**YOUR GOAL:**
Starting with the first line below, extract each line through the one that contains "groups = ['No", inclusive, excluding pictures.

**DATA EXTRACT:**
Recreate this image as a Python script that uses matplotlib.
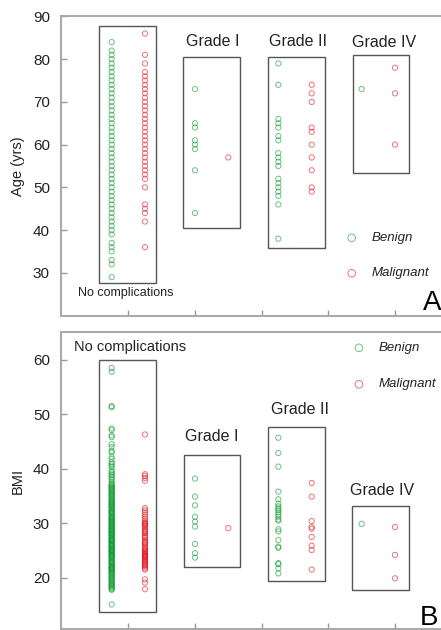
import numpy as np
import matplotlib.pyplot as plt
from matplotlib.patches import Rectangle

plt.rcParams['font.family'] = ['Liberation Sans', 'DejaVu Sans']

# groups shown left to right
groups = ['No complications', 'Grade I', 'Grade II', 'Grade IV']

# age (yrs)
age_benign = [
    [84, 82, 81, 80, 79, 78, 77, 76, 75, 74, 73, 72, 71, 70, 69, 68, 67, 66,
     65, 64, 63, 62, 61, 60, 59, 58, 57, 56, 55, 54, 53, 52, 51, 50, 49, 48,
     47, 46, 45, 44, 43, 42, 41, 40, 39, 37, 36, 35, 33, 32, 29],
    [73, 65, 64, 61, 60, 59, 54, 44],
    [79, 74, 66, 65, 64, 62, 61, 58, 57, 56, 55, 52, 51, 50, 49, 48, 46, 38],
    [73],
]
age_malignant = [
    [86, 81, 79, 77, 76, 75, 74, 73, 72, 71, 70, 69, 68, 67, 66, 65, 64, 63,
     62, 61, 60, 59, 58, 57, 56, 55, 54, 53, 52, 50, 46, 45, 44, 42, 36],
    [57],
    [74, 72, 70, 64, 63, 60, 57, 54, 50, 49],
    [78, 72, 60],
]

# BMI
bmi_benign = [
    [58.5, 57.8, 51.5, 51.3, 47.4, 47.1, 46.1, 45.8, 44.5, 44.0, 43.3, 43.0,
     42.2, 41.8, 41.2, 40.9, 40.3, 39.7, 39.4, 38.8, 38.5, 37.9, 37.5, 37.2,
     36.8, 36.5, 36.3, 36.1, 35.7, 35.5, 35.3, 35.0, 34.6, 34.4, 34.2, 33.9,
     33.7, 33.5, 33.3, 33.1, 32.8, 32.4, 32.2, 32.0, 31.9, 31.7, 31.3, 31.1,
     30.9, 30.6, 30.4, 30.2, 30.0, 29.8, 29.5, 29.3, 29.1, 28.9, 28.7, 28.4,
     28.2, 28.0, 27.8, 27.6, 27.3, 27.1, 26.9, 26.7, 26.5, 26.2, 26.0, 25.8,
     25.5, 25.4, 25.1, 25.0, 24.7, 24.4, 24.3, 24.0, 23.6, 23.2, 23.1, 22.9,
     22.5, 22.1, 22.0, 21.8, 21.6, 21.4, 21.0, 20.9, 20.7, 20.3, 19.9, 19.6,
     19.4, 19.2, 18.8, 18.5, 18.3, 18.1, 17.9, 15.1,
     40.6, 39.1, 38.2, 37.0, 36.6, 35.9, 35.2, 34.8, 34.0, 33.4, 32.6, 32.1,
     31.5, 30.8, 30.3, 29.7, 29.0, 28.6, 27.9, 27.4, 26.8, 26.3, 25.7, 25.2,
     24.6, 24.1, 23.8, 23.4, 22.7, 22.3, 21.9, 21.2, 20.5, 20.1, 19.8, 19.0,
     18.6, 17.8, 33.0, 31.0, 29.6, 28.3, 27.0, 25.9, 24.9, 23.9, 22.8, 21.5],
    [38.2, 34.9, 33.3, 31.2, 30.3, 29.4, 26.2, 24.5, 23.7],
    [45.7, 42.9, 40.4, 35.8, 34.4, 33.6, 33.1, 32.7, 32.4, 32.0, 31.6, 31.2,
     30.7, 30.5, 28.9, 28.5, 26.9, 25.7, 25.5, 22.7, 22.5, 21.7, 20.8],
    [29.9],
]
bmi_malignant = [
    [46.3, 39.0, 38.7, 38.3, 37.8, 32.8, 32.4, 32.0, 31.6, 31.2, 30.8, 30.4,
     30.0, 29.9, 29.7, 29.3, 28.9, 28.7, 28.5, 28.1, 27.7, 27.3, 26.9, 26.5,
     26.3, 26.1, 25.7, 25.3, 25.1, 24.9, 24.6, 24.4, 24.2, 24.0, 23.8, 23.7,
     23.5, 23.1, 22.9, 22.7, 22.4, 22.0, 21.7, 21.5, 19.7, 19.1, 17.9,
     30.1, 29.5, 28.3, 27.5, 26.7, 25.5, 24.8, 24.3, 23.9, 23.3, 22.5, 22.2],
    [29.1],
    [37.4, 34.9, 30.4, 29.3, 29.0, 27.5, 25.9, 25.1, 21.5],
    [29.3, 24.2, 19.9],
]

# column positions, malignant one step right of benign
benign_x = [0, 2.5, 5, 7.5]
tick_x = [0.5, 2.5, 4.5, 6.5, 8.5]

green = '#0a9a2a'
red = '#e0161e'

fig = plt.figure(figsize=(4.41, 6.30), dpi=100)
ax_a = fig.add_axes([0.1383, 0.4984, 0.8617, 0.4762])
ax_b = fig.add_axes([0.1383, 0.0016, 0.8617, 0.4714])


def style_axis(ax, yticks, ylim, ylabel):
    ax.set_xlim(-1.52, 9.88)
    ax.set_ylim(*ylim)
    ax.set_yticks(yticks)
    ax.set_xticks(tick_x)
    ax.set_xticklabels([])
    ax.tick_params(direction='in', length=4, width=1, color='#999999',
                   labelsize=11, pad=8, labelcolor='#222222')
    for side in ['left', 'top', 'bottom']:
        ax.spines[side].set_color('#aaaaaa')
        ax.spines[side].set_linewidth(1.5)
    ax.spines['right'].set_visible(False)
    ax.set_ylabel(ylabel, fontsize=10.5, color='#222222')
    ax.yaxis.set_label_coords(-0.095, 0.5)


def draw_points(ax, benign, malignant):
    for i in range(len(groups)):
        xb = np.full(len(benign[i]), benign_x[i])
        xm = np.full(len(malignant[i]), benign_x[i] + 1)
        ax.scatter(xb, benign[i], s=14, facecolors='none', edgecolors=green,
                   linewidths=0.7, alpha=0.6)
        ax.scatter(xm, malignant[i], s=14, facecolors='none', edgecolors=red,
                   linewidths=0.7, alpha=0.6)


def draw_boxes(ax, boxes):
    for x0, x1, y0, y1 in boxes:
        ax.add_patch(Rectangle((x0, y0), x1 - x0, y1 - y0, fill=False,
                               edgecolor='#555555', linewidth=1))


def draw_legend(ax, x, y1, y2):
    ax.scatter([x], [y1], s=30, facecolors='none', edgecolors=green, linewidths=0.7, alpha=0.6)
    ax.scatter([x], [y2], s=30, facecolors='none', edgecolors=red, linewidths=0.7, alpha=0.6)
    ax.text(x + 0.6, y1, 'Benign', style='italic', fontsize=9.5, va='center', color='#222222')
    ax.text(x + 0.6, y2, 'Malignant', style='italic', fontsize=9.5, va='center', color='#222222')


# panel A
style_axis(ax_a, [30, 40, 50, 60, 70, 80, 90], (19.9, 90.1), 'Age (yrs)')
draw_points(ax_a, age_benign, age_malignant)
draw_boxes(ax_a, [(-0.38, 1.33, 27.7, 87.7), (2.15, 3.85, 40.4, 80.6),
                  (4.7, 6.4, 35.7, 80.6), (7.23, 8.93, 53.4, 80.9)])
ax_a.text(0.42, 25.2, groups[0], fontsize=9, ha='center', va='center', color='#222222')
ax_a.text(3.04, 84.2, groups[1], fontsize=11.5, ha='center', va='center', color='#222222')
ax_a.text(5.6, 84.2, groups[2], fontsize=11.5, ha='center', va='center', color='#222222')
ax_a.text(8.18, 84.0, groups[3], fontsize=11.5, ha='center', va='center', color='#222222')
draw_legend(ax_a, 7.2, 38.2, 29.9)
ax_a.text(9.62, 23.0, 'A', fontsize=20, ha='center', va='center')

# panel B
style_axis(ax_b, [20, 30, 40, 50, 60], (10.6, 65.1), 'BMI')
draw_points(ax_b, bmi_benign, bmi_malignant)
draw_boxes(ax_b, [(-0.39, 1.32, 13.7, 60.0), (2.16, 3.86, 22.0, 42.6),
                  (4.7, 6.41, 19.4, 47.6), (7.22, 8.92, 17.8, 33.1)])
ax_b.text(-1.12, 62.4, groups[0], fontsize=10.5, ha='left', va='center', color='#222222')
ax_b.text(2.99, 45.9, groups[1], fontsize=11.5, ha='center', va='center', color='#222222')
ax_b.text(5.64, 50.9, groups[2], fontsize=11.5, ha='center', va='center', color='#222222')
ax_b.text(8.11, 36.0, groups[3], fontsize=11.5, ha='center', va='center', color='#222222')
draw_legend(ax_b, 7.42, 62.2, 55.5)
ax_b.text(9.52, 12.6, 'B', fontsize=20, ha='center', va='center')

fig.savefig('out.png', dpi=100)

**WRITTEN REPLY:**
Recreate this image as a Python script that uses matplotlib.
import numpy as np
import matplotlib.pyplot as plt
from matplotlib.patches import Rectangle

plt.rcParams['font.family'] = ['Liberation Sans', 'DejaVu Sans']

# groups shown left to right
groups = ['No complications', 'Grade I', 'Grade II', 'Grade IV']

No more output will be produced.